Water vapor removal from natural gas and CO₂ streams is essential for preventing hydrate formation, pipeline corrosion, and operational disruptions in energy infrastructure. Two dominant technologies address this challenge: triethylene glycol (TEG) absorption systems and molecular sieve adsorption units. Each offers distinct advantages for different dehydration requirements, making the selection critical for process engineers designing modular gas treatment facilities.
Technical fundamentals
TEG systems operate through liquid absorption, where triethylene glycol selectively captures water molecules in a contactor column. The water-laden glycol then undergoes thermal regeneration at temperatures between 190°C and 205°C in a stripping column, releasing absorbed moisture and restoring the glycol for continuous circulation. Operating at typical feed conditions of 30 bar and 30°C, this approach typically achieves water content levels of 30 to 50 ppmv, with optimized configurations reaching below 5 ppmv under specific conditions. The technology requires careful monitoring of glycol pH and corrosion inhibitors to maintain performance, with media life extending from 3 to 10 years depending on feed gas impurities.
Molecular sieve systems employ solid zeolite beds-commonly 3A or 4A types-that physically adsorb water molecules onto their porous crystalline structure. These systems operate in cyclic configurations with dual or multiple beds, where one bed actively dehydrates the gas stream while another undergoes regeneration through temperature swing adsorption (TSA) at 200-250°C or pressure swing adsorption (PSA) methods. Molecular sieves routinely deliver ultra-low water content below 1 to 10 ppmv, making them ideal for stringent specifications such as CO₂ compression for carbon capture and storage applications or LNG pretreatment. Acid-resistant sieve formulations handle CO₂-rich streams effectively, though guard beds are typically required to protect against feed impurities. Media replacement is typically needed every 2 to 4 years, with 3 years being standard.
Performance comparison
The selection between TEG and molecular sieve dehydration systems depends on target water specifications and economic factors. TEG systems offer lower capital and operating costs for moderate drying requirements above 30 ppmv, making them cost-effective for conventional natural gas processing at large scale. Molecular sieves, despite capital costs 2 to 3 times higher and periodic media replacement, prove economical when ultra-low moisture levels below 10 ppmv are mandatory or when treating impurity-laden streams.

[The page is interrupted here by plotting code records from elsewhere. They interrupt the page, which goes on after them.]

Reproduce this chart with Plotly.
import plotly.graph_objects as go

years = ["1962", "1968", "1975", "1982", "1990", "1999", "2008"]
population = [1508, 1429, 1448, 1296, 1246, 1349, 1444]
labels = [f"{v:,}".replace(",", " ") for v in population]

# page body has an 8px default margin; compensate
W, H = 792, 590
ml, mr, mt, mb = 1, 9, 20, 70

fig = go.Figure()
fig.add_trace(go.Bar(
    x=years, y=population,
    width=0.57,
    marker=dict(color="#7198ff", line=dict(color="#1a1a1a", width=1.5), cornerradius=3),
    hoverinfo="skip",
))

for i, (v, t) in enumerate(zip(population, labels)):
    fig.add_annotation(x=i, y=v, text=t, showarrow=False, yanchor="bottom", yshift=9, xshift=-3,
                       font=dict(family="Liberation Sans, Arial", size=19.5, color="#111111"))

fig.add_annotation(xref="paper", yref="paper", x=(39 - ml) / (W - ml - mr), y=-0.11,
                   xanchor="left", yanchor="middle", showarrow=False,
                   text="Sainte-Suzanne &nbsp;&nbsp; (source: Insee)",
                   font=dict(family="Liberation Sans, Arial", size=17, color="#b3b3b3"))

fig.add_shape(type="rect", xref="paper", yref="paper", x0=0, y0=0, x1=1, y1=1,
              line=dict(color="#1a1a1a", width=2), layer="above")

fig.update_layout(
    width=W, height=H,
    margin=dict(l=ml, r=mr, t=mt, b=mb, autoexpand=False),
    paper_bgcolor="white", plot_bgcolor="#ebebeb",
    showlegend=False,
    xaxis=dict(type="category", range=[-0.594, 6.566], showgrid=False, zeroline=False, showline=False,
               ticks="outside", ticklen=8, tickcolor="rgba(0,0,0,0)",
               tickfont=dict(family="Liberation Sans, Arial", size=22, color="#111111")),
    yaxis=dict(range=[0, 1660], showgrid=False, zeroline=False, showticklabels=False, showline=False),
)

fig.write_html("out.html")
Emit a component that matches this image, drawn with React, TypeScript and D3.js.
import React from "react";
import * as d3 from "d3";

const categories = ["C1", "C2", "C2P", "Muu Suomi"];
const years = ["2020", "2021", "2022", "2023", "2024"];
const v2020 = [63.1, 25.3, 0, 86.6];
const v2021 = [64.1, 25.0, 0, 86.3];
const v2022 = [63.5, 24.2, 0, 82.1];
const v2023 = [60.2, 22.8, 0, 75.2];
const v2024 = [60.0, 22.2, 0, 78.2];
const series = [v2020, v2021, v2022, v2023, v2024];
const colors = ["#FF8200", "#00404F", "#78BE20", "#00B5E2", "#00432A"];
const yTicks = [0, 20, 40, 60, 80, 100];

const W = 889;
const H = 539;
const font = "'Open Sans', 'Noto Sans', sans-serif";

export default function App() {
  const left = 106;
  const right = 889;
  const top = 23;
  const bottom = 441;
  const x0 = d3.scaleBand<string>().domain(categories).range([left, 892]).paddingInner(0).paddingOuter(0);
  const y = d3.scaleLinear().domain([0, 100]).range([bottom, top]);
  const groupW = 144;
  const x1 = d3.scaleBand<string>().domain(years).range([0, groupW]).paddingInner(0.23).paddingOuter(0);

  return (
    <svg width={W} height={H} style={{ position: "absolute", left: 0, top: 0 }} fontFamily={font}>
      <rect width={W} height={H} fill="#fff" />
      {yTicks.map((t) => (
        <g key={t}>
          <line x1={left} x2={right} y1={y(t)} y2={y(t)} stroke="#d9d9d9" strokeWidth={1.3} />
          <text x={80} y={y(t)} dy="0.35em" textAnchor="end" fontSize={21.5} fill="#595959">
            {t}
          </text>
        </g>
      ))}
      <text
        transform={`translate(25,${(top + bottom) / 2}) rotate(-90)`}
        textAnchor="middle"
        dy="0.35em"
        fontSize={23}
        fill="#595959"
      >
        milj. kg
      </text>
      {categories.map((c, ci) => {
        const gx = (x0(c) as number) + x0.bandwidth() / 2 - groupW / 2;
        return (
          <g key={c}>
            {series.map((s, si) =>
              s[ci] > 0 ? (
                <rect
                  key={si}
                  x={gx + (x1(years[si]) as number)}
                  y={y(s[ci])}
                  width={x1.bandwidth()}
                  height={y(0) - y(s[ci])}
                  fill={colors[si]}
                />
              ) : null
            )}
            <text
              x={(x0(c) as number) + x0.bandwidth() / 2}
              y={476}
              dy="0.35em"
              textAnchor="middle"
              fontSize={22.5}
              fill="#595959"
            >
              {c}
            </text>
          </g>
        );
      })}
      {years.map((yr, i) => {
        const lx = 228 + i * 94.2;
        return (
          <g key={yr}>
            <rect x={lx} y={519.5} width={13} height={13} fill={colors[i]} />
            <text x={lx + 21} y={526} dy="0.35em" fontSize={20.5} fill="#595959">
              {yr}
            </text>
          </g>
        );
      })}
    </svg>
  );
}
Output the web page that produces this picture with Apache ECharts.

Both technologies are sensitive to feed gas impurities: nitrogen oxides and sulfur compounds degrade TEG performance, while molecular sieves require upstream treatment to prevent premature breakthrough and shortened cycle times. Multi-stage series configurations-combining compression, TEG bulk removal, and molecular sieve polishing-optimize both cost and reliability for demanding applications.
Modular integration by FB Group
FB Group works with dehydration technology providers to integrate both TEG and molecular sieve systems into compact, skid-mounted process units designed for rapid deployment worldwide. For TEG dehydration-a technology closely related to FB Group’s existing gas conditioning experience-skids feature pre-assembled contactors, reboilers, circulation pumps, and regeneration columns, all engineered to ASME VIII and EN 13445 pressure vessel standards for reliable operation at pressures up to 30 bar and beyond.
For molecular sieve systems, which require more specialized process knowledge, FB Group partners with technology licensors to fabricate skids with pre-piped adsorber vessels, automated switching valves, and integrated regeneration systems. The modular design allows for multi-stage configurations, where upstream TEG units handle bulk water removal before molecular sieve polishing achieves final specifications. This staged approach, combining FB Group’s fabrication expertise with the technology partner’s process guarantees, optimizes both capital expenditure and operational efficiency.
The compact footprint of skid-mounted units minimizes site preparation requirements while maintaining full compliance with international pressure vessel standards. Factory testing in FB Group’s own facilities ensures reliability before shipment, while the modular approach reduces on-site construction time and enables flexible deployment for offshore platforms, remote gas fields, and carbon capture facilities. For technology providers, this partnership model offers a proven path from process design to industrial-grade installation.
Conclusion
Understanding the capabilities and trade-offs between TEG absorption and molecular sieve adsorption technologies enables optimal system selection for natural gas processing and CO₂ dehydration applications. FB Group’s capabilities as a system integrator-combined with process knowledge from specialist technology partners-transform these technologies into turnkey modular installations that support the global energy transition, delivering reliable water vapor removal across diverse operating conditions and specifications.